Spot each line that carries the word "this"; copy those lines.

> DATA TO USE:
:::

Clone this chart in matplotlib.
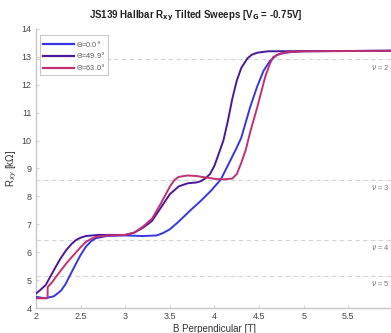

:::

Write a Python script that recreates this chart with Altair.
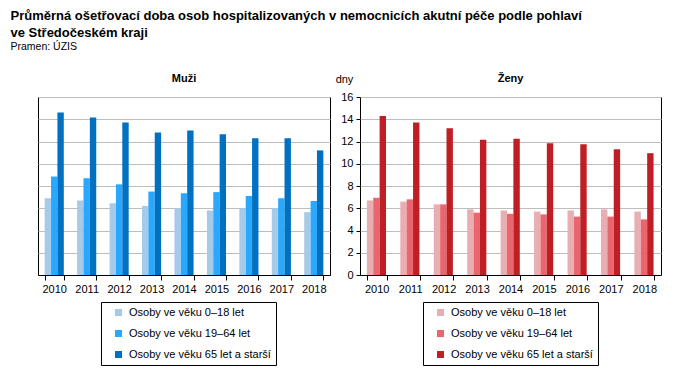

:::

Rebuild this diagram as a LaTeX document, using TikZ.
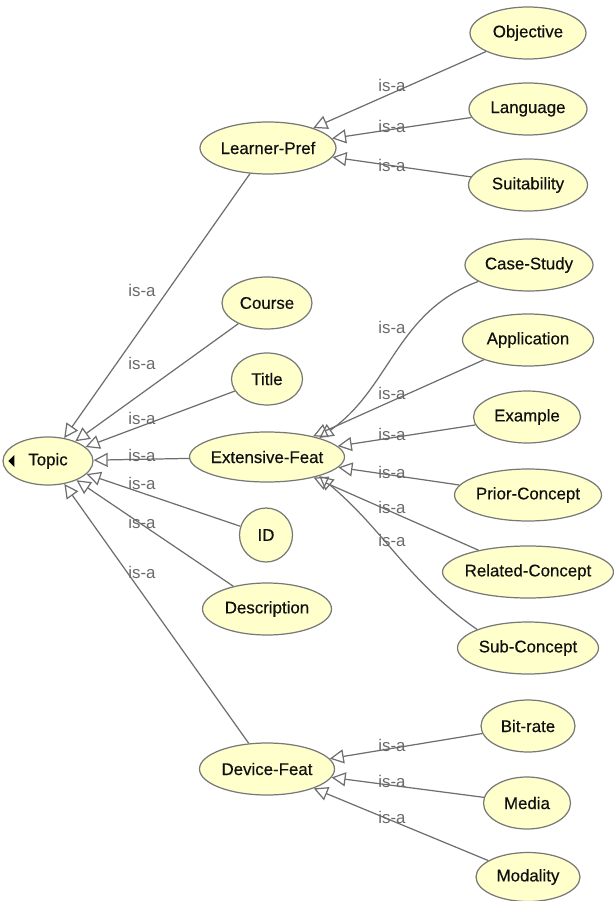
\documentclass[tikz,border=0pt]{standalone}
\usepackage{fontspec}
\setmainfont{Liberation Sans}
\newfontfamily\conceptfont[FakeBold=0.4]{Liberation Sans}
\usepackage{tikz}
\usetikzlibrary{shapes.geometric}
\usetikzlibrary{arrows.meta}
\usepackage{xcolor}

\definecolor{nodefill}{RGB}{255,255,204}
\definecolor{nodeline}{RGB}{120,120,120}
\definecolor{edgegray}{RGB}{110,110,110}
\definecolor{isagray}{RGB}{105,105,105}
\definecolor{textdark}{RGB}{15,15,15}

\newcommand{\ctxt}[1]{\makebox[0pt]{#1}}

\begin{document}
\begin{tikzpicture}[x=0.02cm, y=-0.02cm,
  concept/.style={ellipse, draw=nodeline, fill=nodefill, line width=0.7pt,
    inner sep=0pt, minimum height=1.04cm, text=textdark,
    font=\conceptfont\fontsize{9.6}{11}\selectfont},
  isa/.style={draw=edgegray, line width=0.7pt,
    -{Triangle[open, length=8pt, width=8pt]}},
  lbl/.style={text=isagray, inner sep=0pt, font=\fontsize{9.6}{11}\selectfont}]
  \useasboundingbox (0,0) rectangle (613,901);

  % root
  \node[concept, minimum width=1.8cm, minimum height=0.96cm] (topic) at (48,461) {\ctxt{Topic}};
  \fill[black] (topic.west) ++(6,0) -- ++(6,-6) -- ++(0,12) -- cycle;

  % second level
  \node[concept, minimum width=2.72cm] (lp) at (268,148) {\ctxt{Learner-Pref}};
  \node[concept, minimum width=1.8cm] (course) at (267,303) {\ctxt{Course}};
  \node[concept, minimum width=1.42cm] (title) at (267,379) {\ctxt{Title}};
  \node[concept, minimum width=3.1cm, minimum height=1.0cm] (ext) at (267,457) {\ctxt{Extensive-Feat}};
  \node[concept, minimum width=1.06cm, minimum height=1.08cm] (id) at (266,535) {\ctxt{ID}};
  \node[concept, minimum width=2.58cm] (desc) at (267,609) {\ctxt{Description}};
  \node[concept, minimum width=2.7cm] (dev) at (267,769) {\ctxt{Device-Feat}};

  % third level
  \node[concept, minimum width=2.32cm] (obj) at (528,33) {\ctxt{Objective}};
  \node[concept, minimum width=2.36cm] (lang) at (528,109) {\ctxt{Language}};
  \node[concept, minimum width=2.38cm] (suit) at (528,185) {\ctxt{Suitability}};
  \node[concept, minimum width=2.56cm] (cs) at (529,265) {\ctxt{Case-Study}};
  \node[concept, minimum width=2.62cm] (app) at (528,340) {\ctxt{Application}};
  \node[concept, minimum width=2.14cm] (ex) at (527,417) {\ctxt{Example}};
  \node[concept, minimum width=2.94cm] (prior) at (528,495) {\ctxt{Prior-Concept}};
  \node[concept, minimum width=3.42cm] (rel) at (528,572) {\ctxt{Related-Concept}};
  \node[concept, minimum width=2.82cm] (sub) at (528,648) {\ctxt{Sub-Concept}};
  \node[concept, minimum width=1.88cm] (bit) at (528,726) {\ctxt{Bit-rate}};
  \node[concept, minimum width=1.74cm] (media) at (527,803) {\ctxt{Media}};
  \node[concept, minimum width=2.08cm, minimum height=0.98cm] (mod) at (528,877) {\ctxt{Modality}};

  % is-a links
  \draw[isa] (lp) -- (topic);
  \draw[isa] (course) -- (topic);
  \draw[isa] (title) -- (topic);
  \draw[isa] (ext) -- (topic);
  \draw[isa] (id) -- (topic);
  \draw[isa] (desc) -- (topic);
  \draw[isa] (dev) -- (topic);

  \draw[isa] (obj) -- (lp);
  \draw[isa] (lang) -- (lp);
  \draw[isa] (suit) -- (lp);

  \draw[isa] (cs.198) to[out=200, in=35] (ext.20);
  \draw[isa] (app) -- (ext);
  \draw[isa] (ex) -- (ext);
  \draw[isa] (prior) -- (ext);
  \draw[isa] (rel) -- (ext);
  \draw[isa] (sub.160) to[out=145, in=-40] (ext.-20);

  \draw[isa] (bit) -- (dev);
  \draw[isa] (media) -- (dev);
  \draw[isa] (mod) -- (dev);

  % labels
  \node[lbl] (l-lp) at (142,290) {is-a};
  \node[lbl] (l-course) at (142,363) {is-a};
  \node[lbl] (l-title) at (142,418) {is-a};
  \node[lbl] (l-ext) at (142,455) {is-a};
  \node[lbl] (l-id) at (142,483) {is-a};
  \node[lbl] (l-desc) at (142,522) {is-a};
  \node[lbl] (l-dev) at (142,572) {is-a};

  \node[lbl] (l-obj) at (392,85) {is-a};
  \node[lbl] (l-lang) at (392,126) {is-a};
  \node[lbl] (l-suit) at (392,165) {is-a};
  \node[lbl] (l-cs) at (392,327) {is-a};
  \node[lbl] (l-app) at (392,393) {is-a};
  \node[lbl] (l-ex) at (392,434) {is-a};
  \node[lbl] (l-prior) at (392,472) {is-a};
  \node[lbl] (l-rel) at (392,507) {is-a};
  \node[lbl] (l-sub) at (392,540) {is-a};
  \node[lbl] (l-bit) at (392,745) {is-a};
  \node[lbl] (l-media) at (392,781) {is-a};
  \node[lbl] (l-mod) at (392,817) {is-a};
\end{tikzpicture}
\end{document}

:::

> RESPONSE BELOW:
Clone this chart in matplotlib.
Write a Python script that recreates this chart with Altair.
Rebuild this diagram as a LaTeX document, using TikZ.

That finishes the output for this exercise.